Friday, 21 December 2012

Nativity virgins!

 

 

              Losing our nativity parent virginity was emotional and memorable!!

You really don't know what to expect......its your child's first time in a nativity and you do not know whether they will perform, embarrass you or even take part!! For me, it was also whether or not i would embarrass myself for blubbing through it! After all, I have always had a tear when I hear children singing at any time of the year!!

We hid in the second row, for the fear she may spot us and end up crying. She did not spot us until she was on the stage, and by that time she was so into the play, she waved and smiled and sung her little heart out! We were lucky.....some children cried so much they didn't participate, others just sat there without a smile on their face, wondering what it was all about and some parents made the decision that they wouldn't be put through the whole thing and did not attend.

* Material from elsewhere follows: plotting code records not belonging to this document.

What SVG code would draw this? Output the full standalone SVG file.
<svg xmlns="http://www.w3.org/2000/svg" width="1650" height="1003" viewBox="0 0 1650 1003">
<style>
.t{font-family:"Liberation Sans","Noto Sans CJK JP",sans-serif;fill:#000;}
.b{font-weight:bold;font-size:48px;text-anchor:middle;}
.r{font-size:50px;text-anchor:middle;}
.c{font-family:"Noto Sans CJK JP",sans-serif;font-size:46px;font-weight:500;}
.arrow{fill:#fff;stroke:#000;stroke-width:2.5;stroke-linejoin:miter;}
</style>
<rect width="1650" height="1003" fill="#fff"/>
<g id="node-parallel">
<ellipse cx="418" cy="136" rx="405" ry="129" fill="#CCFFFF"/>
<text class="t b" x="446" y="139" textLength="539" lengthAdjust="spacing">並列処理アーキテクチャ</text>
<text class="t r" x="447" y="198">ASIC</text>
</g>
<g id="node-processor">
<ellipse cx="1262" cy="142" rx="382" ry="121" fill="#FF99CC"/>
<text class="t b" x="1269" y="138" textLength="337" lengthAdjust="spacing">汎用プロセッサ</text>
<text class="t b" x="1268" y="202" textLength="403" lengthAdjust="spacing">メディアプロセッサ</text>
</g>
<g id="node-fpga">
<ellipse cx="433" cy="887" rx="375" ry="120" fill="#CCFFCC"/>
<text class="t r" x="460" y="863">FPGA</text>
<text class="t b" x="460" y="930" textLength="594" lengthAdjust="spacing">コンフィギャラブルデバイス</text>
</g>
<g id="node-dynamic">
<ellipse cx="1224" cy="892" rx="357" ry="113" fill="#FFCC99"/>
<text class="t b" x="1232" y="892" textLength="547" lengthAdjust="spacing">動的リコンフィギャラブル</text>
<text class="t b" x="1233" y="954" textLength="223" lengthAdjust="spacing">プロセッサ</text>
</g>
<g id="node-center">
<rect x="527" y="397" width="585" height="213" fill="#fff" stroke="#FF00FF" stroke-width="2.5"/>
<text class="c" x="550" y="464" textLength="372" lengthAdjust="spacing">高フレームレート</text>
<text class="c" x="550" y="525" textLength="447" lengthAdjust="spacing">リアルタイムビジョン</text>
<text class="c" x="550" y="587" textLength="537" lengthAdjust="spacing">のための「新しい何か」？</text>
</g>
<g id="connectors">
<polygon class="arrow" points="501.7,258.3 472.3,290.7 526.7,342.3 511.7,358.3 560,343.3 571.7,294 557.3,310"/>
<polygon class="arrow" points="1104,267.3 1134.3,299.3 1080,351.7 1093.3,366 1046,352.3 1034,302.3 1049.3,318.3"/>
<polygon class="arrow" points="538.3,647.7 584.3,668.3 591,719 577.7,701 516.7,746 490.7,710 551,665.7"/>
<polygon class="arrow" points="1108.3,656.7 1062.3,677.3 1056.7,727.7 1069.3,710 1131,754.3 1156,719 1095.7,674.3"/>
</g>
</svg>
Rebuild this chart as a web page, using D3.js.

Nativities do create arguments about whether Early Years settings should actually do one   (http://www.childcareclair.com/2012/10/christmasnativity-or-not-to-nativity.html ) but the decision here on the whole worked well. There were no lines for the children to learn, just sitting on stage listening and singing along to a soundtrack, with some characters being led around the audience with an adult. Any child who truly didn't wish to join in sat with their parents.

As a parent, I was transfixed on my daughter. I couldn't take my eyes off of her.......she looked adorable and I was so proud of her for joining in. I did cry a little, but quickly composed myself so she didn't worry that I was upset.....I wasn't, I was bursting with pride!! But at one point I realised that I was being a little unfair.....I was concentrating so much on her I wasn't watching all the other children who were taking part and making it such a success. I made sure I took a little peep no and again, but my eyes were automatically drawn back to my little girl, who was a "toy" in her play.

As an ex nursery nurse, the weirdest thing was being the other side of it all. I felt their nervousness when the CD player didn't work, I remembered how tough it was to encourage the children who were overwhelmed by all these faces staring at them and I remembered how tiring the whole process could be. I guess what I am trying to say is as parents we need to remember how much hard work goes into a Christmas performance and that the staff work very hard!